#### [INFORMATION SUPPLIED]
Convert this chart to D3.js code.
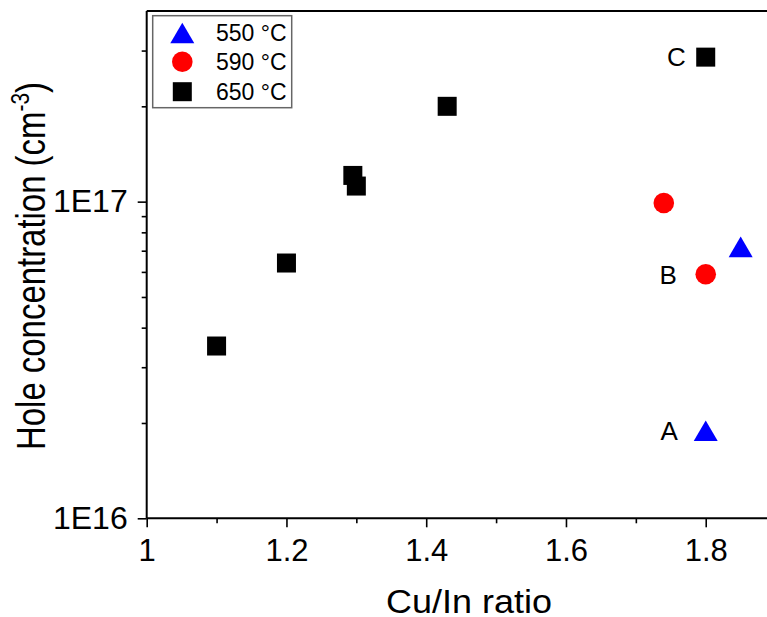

==

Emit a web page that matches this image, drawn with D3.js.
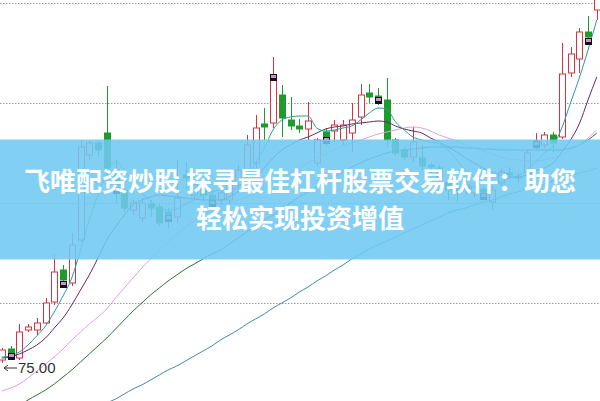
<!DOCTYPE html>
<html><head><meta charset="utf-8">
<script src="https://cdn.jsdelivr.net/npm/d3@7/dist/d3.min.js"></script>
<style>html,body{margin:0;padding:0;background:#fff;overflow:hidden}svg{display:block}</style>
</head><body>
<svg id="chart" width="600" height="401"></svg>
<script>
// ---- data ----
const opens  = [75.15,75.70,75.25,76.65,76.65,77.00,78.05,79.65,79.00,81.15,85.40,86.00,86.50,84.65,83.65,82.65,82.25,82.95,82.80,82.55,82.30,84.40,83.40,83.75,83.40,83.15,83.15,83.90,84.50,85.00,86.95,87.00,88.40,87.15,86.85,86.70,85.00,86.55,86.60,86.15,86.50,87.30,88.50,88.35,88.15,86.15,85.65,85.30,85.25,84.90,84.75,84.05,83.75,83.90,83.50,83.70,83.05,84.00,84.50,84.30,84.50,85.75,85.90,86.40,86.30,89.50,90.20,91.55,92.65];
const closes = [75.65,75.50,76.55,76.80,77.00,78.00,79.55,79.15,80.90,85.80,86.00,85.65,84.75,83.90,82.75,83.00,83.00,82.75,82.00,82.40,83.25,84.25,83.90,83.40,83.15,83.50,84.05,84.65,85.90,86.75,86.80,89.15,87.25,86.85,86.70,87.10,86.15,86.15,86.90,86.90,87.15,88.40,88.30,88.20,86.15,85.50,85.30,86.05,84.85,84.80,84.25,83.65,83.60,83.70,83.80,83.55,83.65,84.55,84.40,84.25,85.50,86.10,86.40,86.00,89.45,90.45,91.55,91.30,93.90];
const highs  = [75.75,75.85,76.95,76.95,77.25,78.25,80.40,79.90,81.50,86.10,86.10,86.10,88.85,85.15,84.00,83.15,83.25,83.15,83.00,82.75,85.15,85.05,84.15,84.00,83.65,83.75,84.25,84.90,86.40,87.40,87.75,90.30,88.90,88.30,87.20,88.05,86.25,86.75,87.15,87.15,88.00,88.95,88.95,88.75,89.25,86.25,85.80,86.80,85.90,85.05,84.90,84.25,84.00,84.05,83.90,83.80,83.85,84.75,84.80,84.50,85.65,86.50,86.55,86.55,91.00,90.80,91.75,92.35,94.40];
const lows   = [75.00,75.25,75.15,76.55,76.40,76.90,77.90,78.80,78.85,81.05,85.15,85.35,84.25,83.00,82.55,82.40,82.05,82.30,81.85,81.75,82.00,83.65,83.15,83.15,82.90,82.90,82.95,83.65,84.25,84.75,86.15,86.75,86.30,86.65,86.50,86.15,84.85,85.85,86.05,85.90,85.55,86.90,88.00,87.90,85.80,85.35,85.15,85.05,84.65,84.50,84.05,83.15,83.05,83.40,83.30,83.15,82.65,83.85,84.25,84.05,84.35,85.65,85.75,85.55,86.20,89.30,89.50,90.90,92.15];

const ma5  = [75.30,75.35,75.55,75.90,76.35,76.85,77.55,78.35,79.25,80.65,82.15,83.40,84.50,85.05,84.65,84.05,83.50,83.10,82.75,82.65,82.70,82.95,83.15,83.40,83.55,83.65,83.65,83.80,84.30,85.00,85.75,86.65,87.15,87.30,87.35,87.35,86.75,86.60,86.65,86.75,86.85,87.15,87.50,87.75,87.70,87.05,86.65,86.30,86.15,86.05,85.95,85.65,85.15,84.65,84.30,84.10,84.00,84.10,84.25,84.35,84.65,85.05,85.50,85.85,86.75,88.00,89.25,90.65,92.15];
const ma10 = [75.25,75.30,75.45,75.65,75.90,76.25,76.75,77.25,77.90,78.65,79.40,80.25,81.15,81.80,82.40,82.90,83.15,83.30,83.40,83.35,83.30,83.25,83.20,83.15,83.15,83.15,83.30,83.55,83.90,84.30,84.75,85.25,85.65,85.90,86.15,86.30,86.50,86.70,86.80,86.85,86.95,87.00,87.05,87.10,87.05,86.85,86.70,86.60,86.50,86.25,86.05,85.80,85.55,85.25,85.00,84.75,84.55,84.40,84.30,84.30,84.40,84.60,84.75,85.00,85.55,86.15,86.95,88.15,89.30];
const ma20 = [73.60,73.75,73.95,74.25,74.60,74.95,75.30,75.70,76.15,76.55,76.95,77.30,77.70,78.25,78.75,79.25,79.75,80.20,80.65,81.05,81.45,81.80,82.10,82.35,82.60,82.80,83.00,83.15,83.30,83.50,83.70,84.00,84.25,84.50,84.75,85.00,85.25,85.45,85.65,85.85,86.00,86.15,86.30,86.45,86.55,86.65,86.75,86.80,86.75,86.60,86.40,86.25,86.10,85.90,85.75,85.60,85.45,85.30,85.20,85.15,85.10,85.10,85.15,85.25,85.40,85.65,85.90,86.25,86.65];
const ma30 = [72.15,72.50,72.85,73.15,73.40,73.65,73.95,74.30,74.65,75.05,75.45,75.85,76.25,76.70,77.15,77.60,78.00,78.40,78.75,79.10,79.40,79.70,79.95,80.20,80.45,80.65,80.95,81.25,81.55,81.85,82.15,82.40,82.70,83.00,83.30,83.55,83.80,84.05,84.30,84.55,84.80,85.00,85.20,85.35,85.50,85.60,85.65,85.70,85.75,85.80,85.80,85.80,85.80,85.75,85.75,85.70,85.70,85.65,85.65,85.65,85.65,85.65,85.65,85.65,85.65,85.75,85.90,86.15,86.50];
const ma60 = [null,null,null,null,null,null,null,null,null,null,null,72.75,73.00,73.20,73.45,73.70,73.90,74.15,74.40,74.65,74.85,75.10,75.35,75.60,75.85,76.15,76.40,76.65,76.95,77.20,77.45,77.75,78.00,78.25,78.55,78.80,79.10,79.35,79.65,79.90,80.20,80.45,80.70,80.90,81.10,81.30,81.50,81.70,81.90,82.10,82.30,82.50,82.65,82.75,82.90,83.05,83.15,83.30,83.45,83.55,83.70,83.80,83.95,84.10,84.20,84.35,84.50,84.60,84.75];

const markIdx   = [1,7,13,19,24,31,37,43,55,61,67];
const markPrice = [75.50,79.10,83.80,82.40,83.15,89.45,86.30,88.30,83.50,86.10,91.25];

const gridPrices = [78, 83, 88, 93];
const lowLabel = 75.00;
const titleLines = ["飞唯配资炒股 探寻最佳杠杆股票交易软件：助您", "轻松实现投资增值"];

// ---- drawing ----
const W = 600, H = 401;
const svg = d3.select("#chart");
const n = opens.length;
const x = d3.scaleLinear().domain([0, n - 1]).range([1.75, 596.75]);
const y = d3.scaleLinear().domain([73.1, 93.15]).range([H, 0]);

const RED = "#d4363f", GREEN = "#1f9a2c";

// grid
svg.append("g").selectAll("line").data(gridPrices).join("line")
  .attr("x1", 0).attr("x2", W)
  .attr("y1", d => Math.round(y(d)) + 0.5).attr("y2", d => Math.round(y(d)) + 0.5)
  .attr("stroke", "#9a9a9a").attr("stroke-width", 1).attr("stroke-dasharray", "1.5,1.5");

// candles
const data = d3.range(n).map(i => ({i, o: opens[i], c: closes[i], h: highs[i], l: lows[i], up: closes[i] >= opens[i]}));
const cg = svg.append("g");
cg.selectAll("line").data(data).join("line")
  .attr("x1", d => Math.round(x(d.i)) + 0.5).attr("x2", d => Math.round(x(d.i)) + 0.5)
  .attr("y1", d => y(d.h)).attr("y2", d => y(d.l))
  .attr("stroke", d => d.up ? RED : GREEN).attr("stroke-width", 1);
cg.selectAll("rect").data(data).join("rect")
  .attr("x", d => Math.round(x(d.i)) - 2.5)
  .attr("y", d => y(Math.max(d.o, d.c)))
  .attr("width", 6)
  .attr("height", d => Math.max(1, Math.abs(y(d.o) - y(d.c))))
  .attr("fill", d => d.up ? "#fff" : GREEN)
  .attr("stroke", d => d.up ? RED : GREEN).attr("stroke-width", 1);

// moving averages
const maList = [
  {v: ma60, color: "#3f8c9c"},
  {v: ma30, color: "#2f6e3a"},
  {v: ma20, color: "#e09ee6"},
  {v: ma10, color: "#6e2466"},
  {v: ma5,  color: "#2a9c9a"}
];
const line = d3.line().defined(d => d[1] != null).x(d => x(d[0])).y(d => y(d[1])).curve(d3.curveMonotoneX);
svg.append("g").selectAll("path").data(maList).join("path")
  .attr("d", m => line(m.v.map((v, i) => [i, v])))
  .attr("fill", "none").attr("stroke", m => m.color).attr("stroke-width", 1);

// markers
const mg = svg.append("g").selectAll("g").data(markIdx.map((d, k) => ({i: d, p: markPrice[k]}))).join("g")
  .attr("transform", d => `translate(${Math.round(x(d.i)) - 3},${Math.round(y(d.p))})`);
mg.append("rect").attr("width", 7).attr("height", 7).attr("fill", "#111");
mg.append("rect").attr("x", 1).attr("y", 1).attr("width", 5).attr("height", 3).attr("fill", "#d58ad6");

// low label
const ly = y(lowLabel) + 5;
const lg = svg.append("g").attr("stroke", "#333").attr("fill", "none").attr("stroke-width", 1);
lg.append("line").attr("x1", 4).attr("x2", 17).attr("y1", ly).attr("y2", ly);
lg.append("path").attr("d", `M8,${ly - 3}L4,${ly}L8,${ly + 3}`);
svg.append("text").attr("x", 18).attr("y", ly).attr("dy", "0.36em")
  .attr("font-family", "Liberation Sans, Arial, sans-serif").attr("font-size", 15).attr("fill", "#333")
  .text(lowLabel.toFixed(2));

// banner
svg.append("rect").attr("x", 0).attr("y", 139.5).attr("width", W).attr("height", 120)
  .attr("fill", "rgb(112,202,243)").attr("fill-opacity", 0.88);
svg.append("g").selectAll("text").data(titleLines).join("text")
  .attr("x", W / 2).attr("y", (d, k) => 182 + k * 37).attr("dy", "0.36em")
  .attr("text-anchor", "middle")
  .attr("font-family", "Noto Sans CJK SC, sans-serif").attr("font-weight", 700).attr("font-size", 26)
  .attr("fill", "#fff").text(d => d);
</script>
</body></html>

---

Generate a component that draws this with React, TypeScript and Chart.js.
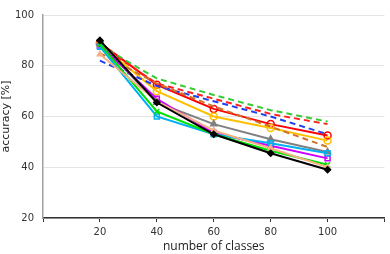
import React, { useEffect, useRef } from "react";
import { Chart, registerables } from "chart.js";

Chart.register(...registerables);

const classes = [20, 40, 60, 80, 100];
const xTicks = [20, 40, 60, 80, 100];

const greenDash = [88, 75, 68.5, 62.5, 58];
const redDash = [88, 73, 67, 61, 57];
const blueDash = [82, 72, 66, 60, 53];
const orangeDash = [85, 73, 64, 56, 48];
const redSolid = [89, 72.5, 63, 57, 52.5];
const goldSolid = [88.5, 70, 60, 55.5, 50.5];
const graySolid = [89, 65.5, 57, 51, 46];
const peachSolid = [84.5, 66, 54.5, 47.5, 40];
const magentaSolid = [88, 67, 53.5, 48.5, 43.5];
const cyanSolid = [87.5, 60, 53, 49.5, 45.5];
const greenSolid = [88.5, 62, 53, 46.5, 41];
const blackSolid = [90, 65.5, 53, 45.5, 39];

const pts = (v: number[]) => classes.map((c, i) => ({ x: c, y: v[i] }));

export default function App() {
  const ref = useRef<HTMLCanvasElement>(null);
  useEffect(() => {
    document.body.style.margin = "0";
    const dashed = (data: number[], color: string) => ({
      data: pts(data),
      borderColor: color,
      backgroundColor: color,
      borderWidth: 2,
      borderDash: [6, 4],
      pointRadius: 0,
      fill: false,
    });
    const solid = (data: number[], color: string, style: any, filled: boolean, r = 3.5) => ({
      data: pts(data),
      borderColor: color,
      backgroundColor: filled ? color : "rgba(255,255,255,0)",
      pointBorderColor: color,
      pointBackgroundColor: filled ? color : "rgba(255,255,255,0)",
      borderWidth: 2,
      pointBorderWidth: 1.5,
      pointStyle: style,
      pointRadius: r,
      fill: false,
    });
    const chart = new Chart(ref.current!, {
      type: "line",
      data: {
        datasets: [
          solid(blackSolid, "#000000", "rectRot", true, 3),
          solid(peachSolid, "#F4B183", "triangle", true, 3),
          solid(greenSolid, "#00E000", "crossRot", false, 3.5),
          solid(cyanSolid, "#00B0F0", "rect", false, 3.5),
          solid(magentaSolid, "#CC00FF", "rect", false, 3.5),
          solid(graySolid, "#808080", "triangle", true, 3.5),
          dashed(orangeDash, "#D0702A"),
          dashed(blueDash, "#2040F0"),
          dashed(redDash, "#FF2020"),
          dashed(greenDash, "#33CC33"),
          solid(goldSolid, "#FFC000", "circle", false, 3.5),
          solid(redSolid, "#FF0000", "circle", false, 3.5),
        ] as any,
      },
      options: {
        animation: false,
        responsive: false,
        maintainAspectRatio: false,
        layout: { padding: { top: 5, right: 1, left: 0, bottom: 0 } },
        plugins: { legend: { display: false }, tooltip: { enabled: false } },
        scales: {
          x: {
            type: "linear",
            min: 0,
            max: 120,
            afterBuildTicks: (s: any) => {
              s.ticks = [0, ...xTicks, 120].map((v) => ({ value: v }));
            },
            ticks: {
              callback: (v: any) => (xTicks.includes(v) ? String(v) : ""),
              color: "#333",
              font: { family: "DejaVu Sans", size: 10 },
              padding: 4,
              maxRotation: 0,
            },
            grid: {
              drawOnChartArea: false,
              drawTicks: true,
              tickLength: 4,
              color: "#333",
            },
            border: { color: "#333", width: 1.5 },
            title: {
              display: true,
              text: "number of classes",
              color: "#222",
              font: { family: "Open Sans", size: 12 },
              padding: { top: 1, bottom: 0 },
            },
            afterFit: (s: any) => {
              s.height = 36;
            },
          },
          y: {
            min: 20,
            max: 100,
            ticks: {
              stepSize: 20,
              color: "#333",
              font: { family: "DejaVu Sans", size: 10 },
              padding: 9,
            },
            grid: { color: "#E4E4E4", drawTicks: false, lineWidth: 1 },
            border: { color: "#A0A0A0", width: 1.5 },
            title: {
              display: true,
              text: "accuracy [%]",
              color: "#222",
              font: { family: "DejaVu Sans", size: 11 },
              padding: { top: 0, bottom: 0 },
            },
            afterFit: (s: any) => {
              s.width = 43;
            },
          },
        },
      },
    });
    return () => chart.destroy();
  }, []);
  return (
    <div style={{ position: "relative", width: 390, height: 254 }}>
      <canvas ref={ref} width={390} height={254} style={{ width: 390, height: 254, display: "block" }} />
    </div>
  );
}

#### [REQUIREMENT]
From the records above, copy only the lines running from the line containing "Generate a component" to the line containing "const pts = (v: number[])", both ends included. Leave the pictures out.

#### [ANSWER TO THE PROBLEM]
Generate a component that draws this with React, TypeScript and Chart.js.
import React, { useEffect, useRef } from "react";
import { Chart, registerables } from "chart.js";

Chart.register(...registerables);

const classes = [20, 40, 60, 80, 100];
const xTicks = [20, 40, 60, 80, 100];

const greenDash = [88, 75, 68.5, 62.5, 58];
const redDash = [88, 73, 67, 61, 57];
const blueDash = [82, 72, 66, 60, 53];
const orangeDash = [85, 73, 64, 56, 48];
const redSolid = [89, 72.5, 63, 57, 52.5];
const goldSolid = [88.5, 70, 60, 55.5, 50.5];
const graySolid = [89, 65.5, 57, 51, 46];
const peachSolid = [84.5, 66, 54.5, 47.5, 40];
const magentaSolid = [88, 67, 53.5, 48.5, 43.5];
const cyanSolid = [87.5, 60, 53, 49.5, 45.5];
const greenSolid = [88.5, 62, 53, 46.5, 41];
const blackSolid = [90, 65.5, 53, 45.5, 39];

const pts = (v: number[]) => classes.map((c, i) => ({ x: c, y: v[i] }));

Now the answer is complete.